FT's experts on the most suprising result of the election. © FT

How has the election result redrawn the UK political map?

The Conservatives lost swaths of the “blue wall” of traditional Tory-voting seats in the south of England to the Liberal Democrats, which heavily targeted that part of the country during the six-week campaign.

Labour reclaimed chunks of the “red wall” of working-class seats in the north of England that it lost to the Tories in the 2019 election.

Starmer’s party also won back large parts of Scotland, where it had been the main political force before being eclipsed by the SNP.

What was the turnout?

About 60 per cent of eligible UK voters cast a ballot, according to provisional figures published by the PA news agency.

The figure is a near-record low, pointing to the depth of the challenge facing Starmer in restoring voter confidence in the political system.

In the 2019 election turnout was 67.3 per cent, down from 68.8 per cent in 2017, according to the House of Commons library.

This general election was the first in which voters had to present a form of ID in order to take part, in line with a law change passed by the government in April 2022.

What happens next?

Rishi Sunak said on Friday that he would resign as Conservative party leader once the rules to select a successor had been decided. Speaking in Downing Street, the prime minister apologised to the country but said he was “proud” of his time in office.

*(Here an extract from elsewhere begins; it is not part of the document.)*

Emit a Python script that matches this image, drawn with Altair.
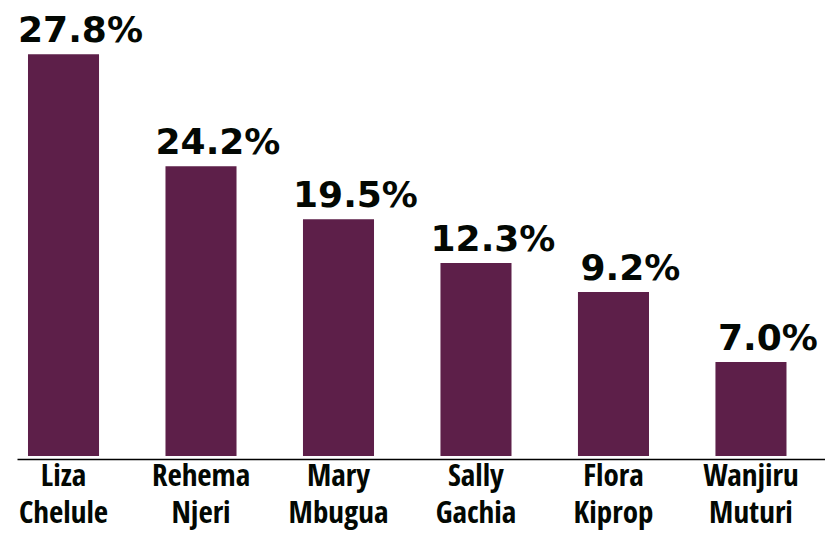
import altair as alt
import pandas as pd

# Candidates (two-line names are split on the space)
names = ["Liza Chelule", "Rehema Njeri", "Mary Mbugua", "Sally Gachia", "Flora Kiprop", "Wanjiru Muturi"]
# Percent labels printed above each bar
labels = ["27.8%", "24.2%", "19.5%", "12.3%", "9.2%", "7.0%"]
# Bar heights as drawn in the picture (same scale as first bar = 27.8)
bar_heights = [27.8, 20.05, 16.38, 13.36, 11.35, 6.5]

df = pd.DataFrame({"name": names, "label": labels, "height": bar_heights})

BAR = "#5D1F49"
TXT = "#030803"
NAME_FONT = "Open Sans Condensed, Roboto Condensed, Arial Narrow, Roboto, sans-serif"

x = alt.X(
    "name:N",
    sort=names,
    scale=alt.Scale(paddingInner=0.4833, paddingOuter=0.18, align=0.222),
    axis=alt.Axis(
        title=None,
        labelAngle=0,
        labelExpr="split(datum.label, ' ')",
        labelFont=NAME_FONT,
        labelFontSize=31,
        labelFontWeight="bold",
        labelColor=TXT,
        labelLineHeight=37,
        labelPadding=2,
        labelLimit=0,
        ticks=False,
        tickSize=0,
        domainColor="#000000",
        domainWidth=1.5,
        offset=3,
        grid=False,
    ),
)
y = alt.Y("height:Q", scale=alt.Scale(domain=[0, 31], nice=False, zero=True), axis=None)

bars = alt.Chart(df).mark_bar(color=BAR).encode(x=x, y=y)
text = alt.Chart(df).mark_text(
    font="DejaVu Sans",
    fontSize=36,
    fontWeight="bold",
    color=TXT,
    align="center",
    baseline="alphabetic",
    dx=17,
    dy=-12,
).encode(x=x, y=y, text="label:N")

chart = (
    alt.layer(bars, text)
    .properties(
        width=808,
        height=448,
        autosize=alt.AutoSizeParams(type="none"),
        padding={"left": 9, "top": 0, "right": 0, "bottom": 75},
    )
    .configure_view(strokeWidth=0, stroke="transparent")
)

chart.save("out.html", embed_options={"renderer": "svg", "actions": False})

Sunak spoke before travelling to Buckingham Palace for an audience with King Charles, where he tendered his resignation as head of the UK government. The king then received Starmer, who asked his permission to form a new government.

After this procedural requirement, Starmer arrived in Downing Street and told the nation that he wanted to rebuild trust between the public and politicians. He is expected to meet the staff of Number 10 and announce his cabinet on Friday afternoon.